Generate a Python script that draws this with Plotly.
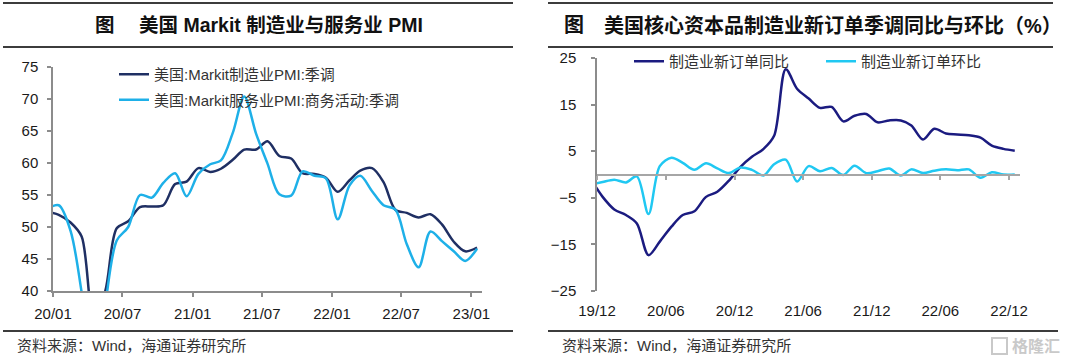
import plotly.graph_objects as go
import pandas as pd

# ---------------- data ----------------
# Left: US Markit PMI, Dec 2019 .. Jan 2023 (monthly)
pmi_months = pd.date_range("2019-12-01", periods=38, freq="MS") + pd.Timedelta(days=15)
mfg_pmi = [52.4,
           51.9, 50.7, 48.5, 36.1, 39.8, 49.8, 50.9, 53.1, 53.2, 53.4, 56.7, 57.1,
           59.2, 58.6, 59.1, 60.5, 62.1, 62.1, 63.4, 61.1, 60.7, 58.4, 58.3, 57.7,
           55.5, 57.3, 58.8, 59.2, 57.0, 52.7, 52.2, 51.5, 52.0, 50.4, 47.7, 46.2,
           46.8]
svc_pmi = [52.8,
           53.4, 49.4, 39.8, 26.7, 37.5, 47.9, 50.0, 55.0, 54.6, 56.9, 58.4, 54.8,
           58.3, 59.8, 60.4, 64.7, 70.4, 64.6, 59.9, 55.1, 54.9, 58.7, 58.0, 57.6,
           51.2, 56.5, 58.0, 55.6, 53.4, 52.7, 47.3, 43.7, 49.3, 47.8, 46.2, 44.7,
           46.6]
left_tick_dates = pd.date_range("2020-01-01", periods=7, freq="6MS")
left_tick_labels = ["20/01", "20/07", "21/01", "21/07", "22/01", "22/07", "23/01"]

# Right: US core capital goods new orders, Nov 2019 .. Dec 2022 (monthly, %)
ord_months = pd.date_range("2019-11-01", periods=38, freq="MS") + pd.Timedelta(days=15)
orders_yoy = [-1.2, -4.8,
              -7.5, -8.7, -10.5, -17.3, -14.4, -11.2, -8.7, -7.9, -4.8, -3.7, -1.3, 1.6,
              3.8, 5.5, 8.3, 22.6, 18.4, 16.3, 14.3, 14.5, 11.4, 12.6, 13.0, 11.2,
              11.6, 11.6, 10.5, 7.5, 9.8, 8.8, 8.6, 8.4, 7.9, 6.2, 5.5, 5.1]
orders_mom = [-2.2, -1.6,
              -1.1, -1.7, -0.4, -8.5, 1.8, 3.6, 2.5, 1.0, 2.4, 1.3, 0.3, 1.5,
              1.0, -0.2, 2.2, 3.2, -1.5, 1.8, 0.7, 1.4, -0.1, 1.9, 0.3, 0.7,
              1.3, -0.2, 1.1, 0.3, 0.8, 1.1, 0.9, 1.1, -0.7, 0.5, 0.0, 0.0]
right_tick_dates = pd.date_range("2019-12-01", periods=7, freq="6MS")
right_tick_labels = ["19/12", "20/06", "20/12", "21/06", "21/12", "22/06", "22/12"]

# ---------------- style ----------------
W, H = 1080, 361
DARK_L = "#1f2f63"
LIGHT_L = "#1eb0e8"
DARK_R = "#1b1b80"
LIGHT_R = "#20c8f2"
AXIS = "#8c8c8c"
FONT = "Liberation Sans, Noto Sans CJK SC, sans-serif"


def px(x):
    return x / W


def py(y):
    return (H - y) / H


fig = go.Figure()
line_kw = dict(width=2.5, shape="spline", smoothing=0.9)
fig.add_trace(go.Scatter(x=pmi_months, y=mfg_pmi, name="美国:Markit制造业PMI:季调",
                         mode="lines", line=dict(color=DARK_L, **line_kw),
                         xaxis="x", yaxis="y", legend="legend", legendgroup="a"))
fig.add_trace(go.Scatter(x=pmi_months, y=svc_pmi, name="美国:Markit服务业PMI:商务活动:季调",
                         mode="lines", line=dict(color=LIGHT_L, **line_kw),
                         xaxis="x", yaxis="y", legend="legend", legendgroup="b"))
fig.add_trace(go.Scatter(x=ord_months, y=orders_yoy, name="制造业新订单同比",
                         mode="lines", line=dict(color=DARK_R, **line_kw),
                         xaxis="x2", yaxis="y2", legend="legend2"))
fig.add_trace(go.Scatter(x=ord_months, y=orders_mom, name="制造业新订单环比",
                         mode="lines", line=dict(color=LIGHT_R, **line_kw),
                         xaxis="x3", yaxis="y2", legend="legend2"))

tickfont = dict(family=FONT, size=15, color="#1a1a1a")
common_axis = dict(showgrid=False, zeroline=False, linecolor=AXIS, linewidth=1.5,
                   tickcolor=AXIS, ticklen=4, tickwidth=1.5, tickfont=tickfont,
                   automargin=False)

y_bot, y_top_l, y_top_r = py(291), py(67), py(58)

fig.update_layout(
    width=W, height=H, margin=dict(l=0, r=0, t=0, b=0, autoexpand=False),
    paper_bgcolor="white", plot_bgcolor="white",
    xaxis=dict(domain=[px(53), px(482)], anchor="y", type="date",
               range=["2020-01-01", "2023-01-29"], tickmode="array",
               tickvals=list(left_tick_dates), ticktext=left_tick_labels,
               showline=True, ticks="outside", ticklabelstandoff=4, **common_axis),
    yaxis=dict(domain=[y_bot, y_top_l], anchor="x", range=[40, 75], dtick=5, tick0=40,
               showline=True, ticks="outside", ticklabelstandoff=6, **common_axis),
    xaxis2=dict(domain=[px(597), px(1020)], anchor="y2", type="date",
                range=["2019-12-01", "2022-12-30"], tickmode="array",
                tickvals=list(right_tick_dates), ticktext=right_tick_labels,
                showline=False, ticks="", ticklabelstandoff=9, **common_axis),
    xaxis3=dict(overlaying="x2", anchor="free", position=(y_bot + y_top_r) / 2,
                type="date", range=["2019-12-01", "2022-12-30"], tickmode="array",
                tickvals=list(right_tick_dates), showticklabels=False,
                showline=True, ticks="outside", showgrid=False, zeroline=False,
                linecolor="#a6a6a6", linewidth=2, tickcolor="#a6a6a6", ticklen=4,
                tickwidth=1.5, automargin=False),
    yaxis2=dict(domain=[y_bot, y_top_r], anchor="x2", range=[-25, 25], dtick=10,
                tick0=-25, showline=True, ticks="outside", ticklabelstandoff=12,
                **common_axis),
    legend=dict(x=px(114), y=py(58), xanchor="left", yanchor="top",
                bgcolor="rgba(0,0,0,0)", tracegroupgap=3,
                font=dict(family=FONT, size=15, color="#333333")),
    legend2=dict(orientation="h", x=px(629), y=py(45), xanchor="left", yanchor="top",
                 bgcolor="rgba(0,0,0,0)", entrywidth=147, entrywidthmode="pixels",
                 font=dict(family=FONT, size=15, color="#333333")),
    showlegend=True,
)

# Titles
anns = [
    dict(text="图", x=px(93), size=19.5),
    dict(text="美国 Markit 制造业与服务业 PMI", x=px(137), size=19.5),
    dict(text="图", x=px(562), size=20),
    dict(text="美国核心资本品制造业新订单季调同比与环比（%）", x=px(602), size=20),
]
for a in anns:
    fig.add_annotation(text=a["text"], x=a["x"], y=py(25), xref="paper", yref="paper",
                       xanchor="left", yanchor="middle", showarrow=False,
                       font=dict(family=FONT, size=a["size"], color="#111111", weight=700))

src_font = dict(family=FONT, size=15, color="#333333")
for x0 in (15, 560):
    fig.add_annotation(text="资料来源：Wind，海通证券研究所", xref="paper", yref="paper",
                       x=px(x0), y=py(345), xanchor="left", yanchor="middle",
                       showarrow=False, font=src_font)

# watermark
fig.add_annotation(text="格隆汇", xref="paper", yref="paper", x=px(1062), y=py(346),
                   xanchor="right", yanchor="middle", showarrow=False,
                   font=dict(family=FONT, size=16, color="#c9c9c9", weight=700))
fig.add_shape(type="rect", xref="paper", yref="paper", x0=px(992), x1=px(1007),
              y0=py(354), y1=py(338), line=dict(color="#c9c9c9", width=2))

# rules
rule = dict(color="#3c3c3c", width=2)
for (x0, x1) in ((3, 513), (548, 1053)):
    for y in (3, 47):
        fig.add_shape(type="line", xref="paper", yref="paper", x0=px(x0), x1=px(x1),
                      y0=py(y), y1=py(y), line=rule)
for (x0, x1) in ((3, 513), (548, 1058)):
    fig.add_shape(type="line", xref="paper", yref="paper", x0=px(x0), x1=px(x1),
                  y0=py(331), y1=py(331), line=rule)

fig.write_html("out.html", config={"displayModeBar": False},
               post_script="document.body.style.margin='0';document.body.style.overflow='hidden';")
▬▬▬▬▬▬▬▬▬▬
**PROBLEM:**
Could the lines from the top of the material through the line with "import pandas as pd" be repeated exactly, pictures left out?

**WORKED SOLUTION:**
Generate a Python script that draws this with Plotly.
import plotly.graph_objects as go
import pandas as pd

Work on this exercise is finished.